Do this =>
Without the pictures, repeat the listing character for character.

Source excerpt =>

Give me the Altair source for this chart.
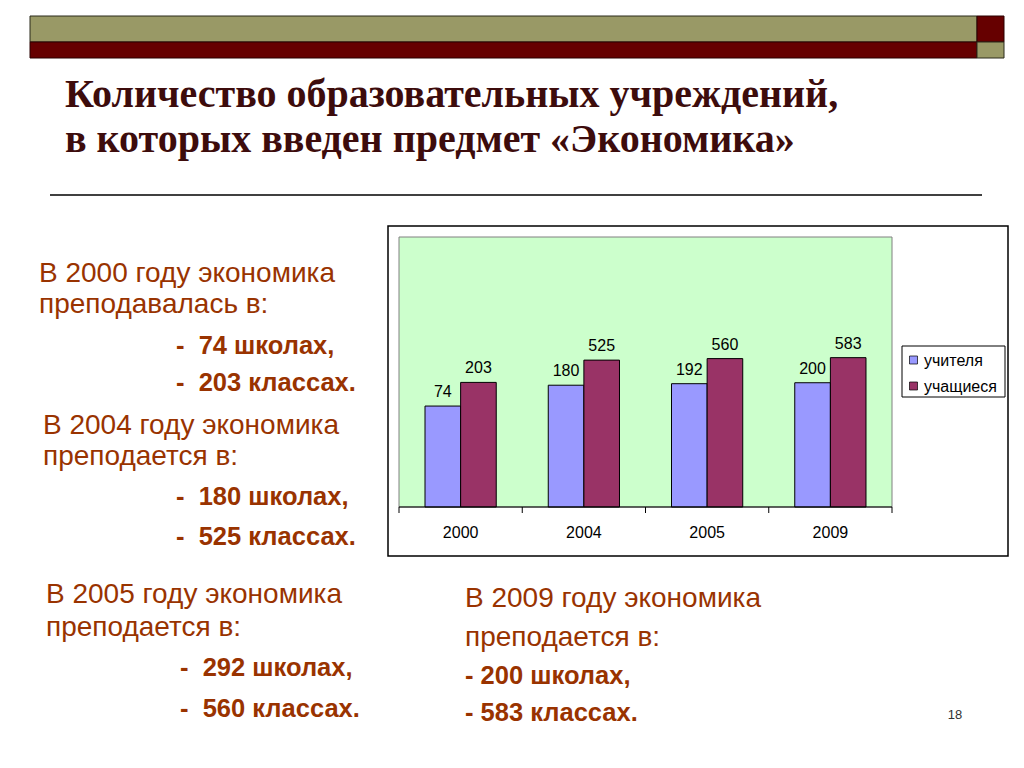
import altair as alt
import pandas as pd

# ---------------- data ----------------
years = ["2000", "2004", "2005", "2009"]
teachers = [74, 180, 192, 200]
students = [203, 525, 560, 583]
series = ["учителя", "учащиеся"]
series_colors = ["#9999FF", "#993366"]

title_lines = ["Количество образовательных учреждений,",
               "в которых введен предмет «Экономика»"]

block_heads = [
    ["В 2000 году экономика", "преподавалась в:"],
    ["В 2004 году экономика", "преподается в:"],
    ["В 2005 году экономика", "преподается в:"],
    ["В 2009 году экономика", "преподается в:"],
]
block_items = [
    ["-\u00a0\u00a074 школах,", "-\u00a0\u00a0203 классах."],
    ["-\u00a0\u00a0180 школах,", "-\u00a0\u00a0525 классах."],
    ["-\u00a0\u00a0292 школах,", "-\u00a0\u00a0560 классах."],
    ["- 200 школах,", "- 583 классах."],
]
page_number = "18"

# ---------------- layout (pixels, svg coords) ----------------
head_x = [31, 35, 38, 457]
head_y = [[274, 305], [426, 457], [595, 628], [599, 638]]
item_x = [168, 168, 172, 457]
item_y = [[346, 383], [497, 537], [668, 709], [676, 713]]

SANS = "Liberation Sans"
SERIF = "Liberation Serif"
BROWN = "#993300"

df = pd.DataFrame({
    "year": years * 2,
    "series": [series[0]] * len(years) + [series[1]] * len(years),
    "value": teachers + students,
})
ydf = pd.DataFrame({"year": years})
one = alt.Data(values=[{"k": 0}])


def rect(x, x2, y, y2, fill, stroke=None, sw=1.0):
    kw = dict(fill=fill)
    if stroke:
        kw.update(stroke=stroke, strokeWidth=sw)
    return alt.Chart(one).mark_rect(**kw).encode(
        x=alt.value(x), x2=alt.value(x2), y=alt.value(y), y2=alt.value(y2))


def txt(s, x, y, size, color, font=SANS, bold=False, align="left", baseline="alphabetic"):
    return alt.Chart(one).mark_text(
        text=s, align=align, baseline=baseline, fontSize=size, font=font,
        fontWeight="bold" if bold else "normal", color=color
    ).encode(x=alt.value(x), y=alt.value(y))


layers = []

# header bars
layers += [
    rect(22, 969, 8, 34, "#999966", "#2b2b1a", 1),
    rect(22, 969, 34, 50, "#660000", "#2b0000", 1),
    rect(969, 996, 8, 34, "#660000", "#2b0000", 1),
    rect(969, 996, 34, 50, "#999966", "#2b2b1a", 1),
]

# title
layers += [
    txt(title_lines[0], 57, 99, 40, "#3D0C0C", font=SERIF, bold=True),
    txt(title_lines[1], 57, 144, 40, "#3D0C0C", font=SERIF, bold=True),
    alt.Chart(one).mark_rule(color="black", strokeWidth=1.5).encode(
        x=alt.value(42), x2=alt.value(974), y=alt.value(187)),
]

# chart frame and plot background
layers += [
    rect(380, 1000, 218, 548, "white", "black", 1.5),
    rect(391, 884, 229, 499, "#CCFFCC", "#808080", 1),
]

xscale = alt.Scale(domain=years, range=[391, 884], paddingInner=0, paddingOuter=0)
yscale = alt.Scale(type="log", domain=[1, 100000], range=[499, 229])
cscale = alt.Scale(domain=series, range=series_colors)
xoff = alt.XOffset("series:N", sort=series,
                   scale=alt.Scale(domain=series, paddingInner=0, paddingOuter=0.73))

bars = alt.Chart(df).mark_bar(stroke="black", strokeWidth=1).encode(
    x=alt.X("year:N", scale=xscale, axis=None),
    xOffset=xoff,
    y=alt.Y("value:Q", scale=yscale, axis=None),
    y2=alt.datum(1),
    color=alt.Color("series:N", scale=cscale, legend=None),
)
vlabels = alt.Chart(df).mark_text(
    baseline="alphabetic", dy=-9, fontSize=16, font=SANS, color="black"
).encode(
    x=alt.X("year:N", scale=xscale, axis=None),
    xOffset=xoff,
    y=alt.Y("value:Q", scale=yscale, axis=None),
    text="value:Q",
)
axis_line = alt.Chart(one).mark_rule(color="black", strokeWidth=1).encode(
    x=alt.value(391), x2=alt.value(884), y=alt.value(499))
ticks = alt.Chart(ydf).mark_rule(color="black", strokeWidth=1).encode(
    x=alt.X("year:N", scale=xscale, axis=None, bandPosition=0),
    y=alt.value(499), y2=alt.value(505))
tick_end = alt.Chart(ydf).transform_filter(
    alt.datum.year == years[-1]
).mark_rule(color="black", strokeWidth=1).encode(
    x=alt.X("year:N", scale=xscale, axis=None, bandPosition=1),
    y=alt.value(499), y2=alt.value(505))
cat_labels = alt.Chart(ydf).mark_text(
    baseline="alphabetic", fontSize=16, font=SANS, color="black"
).encode(
    x=alt.X("year:N", scale=xscale, axis=None),
    y=alt.value(530),
    text="year:N",
)
layers += [bars, vlabels, axis_line, ticks, tick_end, cat_labels]

# legend
layers.append(rect(894, 997, 338, 389, "white", "black", 1))
leg_y = [352, 378]
for s, ly in zip(series, leg_y):
    layers.append(
        alt.Chart(one).mark_square(size=64, filled=True, opacity=1,
                                   stroke="black", strokeWidth=0.7).encode(
            x=alt.value(905.5), y=alt.value(ly),
            color=alt.ColorDatum(s))
    )
    layers.append(txt(s, 916, ly + 1, 16, "black", baseline="middle"))

# slide texts
for i in range(4):
    for j in range(2):
        layers.append(txt(block_heads[i][j], head_x[i], head_y[i][j], 28, BROWN))
        layers.append(txt(block_items[i][j], item_x[i], item_y[i][j], 25.5, BROWN, bold=True))

layers.append(txt(page_number, 947, 711, 13, "#333333", align="center"))

chart = alt.layer(*layers).properties(
    width=1008, height=752, padding=0,
    autosize=alt.AutoSizeParams(type="none"),
    background="white",
).configure_view(stroke=None).configure_legend(disable=True)

chart.save("out.html", embed_options={"renderer": "svg", "actions": False})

Answer to the task =>
Give me the Altair source for this chart.
import altair as alt
import pandas as pd

# ---------------- data ----------------
years = ["2000", "2004", "2005", "2009"]
teachers = [74, 180, 192, 200]
students = [203, 525, 560, 583]
series = ["учителя", "учащиеся"]
series_colors = ["#9999FF", "#993366"]

title_lines = ["Количество образовательных учреждений,",
               "в которых введен предмет «Экономика»"]

block_heads = [
    ["В 2000 году экономика", "преподавалась в:"],
    ["В 2004 году экономика", "преподается в:"],
    ["В 2005 году экономика", "преподается в:"],
    ["В 2009 году экономика", "преподается в:"],
]
block_items = [
    ["-\u00a0\u00a074 школах,", "-\u00a0\u00a0203 классах."],
    ["-\u00a0\u00a0180 школах,", "-\u00a0\u00a0525 классах."],
    ["-\u00a0\u00a0292 школах,", "-\u00a0\u00a0560 классах."],
    ["- 200 школах,", "- 583 классах."],
]
page_number = "18"

# ---------------- layout (pixels, svg coords) ----------------
head_x = [31, 35, 38, 457]
head_y = [[274, 305], [426, 457], [595, 628], [599, 638]]
item_x = [168, 168, 172, 457]
item_y = [[346, 383], [497, 537], [668, 709], [676, 713]]

SANS = "Liberation Sans"
SERIF = "Liberation Serif"
BROWN = "#993300"

df = pd.DataFrame({
    "year": years * 2,
    "series": [series[0]] * len(years) + [series[1]] * len(years),
    "value": teachers + students,
})
ydf = pd.DataFrame({"year": years})
one = alt.Data(values=[{"k": 0}])


def rect(x, x2, y, y2, fill, stroke=None, sw=1.0):
    kw = dict(fill=fill)
    if stroke:
        kw.update(stroke=stroke, strokeWidth=sw)
    return alt.Chart(one).mark_rect(**kw).encode(
        x=alt.value(x), x2=alt.value(x2), y=alt.value(y), y2=alt.value(y2))


def txt(s, x, y, size, color, font=SANS, bold=False, align="left", baseline="alphabetic"):
    return alt.Chart(one).mark_text(
        text=s, align=align, baseline=baseline, fontSize=size, font=font,
        fontWeight="bold" if bold else "normal", color=color
    ).encode(x=alt.value(x), y=alt.value(y))


layers = []

# header bars
layers += [
    rect(22, 969, 8, 34, "#999966", "#2b2b1a", 1),
    rect(22, 969, 34, 50, "#660000", "#2b0000", 1),
    rect(969, 996, 8, 34, "#660000", "#2b0000", 1),
    rect(969, 996, 34, 50, "#999966", "#2b2b1a", 1),
]

# title
layers += [
    txt(title_lines[0], 57, 99, 40, "#3D0C0C", font=SERIF, bold=True),
    txt(title_lines[1], 57, 144, 40, "#3D0C0C", font=SERIF, bold=True),
    alt.Chart(one).mark_rule(color="black", strokeWidth=1.5).encode(
        x=alt.value(42), x2=alt.value(974), y=alt.value(187)),
]

# chart frame and plot background
layers += [
    rect(380, 1000, 218, 548, "white", "black", 1.5),
    rect(391, 884, 229, 499, "#CCFFCC", "#808080", 1),
]

xscale = alt.Scale(domain=years, range=[391, 884], paddingInner=0, paddingOuter=0)
yscale = alt.Scale(type="log", domain=[1, 100000], range=[499, 229])
cscale = alt.Scale(domain=series, range=series_colors)
xoff = alt.XOffset("series:N", sort=series,
                   scale=alt.Scale(domain=series, paddingInner=0, paddingOuter=0.73))

bars = alt.Chart(df).mark_bar(stroke="black", strokeWidth=1).encode(
    x=alt.X("year:N", scale=xscale, axis=None),
    xOffset=xoff,
    y=alt.Y("value:Q", scale=yscale, axis=None),
    y2=alt.datum(1),
    color=alt.Color("series:N", scale=cscale, legend=None),
)
vlabels = alt.Chart(df).mark_text(
    baseline="alphabetic", dy=-9, fontSize=16, font=SANS, color="black"
).encode(
    x=alt.X("year:N", scale=xscale, axis=None),
    xOffset=xoff,
    y=alt.Y("value:Q", scale=yscale, axis=None),
    text="value:Q",
)
axis_line = alt.Chart(one).mark_rule(color="black", strokeWidth=1).encode(
    x=alt.value(391), x2=alt.value(884), y=alt.value(499))
ticks = alt.Chart(ydf).mark_rule(color="black", strokeWidth=1).encode(
    x=alt.X("year:N", scale=xscale, axis=None, bandPosition=0),
    y=alt.value(499), y2=alt.value(505))
tick_end = alt.Chart(ydf).transform_filter(
    alt.datum.year == years[-1]
).mark_rule(color="black", strokeWidth=1).encode(
    x=alt.X("year:N", scale=xscale, axis=None, bandPosition=1),
    y=alt.value(499), y2=alt.value(505))
cat_labels = alt.Chart(ydf).mark_text(
    baseline="alphabetic", fontSize=16, font=SANS, color="black"
).encode(
    x=alt.X("year:N", scale=xscale, axis=None),
    y=alt.value(530),
    text="year:N",
)
layers += [bars, vlabels, axis_line, ticks, tick_end, cat_labels]

# legend
layers.append(rect(894, 997, 338, 389, "white", "black", 1))
leg_y = [352, 378]
for s, ly in zip(series, leg_y):
    layers.append(
        alt.Chart(one).mark_square(size=64, filled=True, opacity=1,
                                   stroke="black", strokeWidth=0.7).encode(
            x=alt.value(905.5), y=alt.value(ly),
            color=alt.ColorDatum(s))
    )
    layers.append(txt(s, 916, ly + 1, 16, "black", baseline="middle"))

# slide texts
for i in range(4):
    for j in range(2):
        layers.append(txt(block_heads[i][j], head_x[i], head_y[i][j], 28, BROWN))
        layers.append(txt(block_items[i][j], item_x[i], item_y[i][j], 25.5, BROWN, bold=True))

layers.append(txt(page_number, 947, 711, 13, "#333333", align="center"))

chart = alt.layer(*layers).properties(
    width=1008, height=752, padding=0,
    autosize=alt.AutoSizeParams(type="none"),
    background="white",
).configure_view(stroke=None).configure_legend(disable=True)

chart.save("out.html", embed_options={"renderer": "svg", "actions": False})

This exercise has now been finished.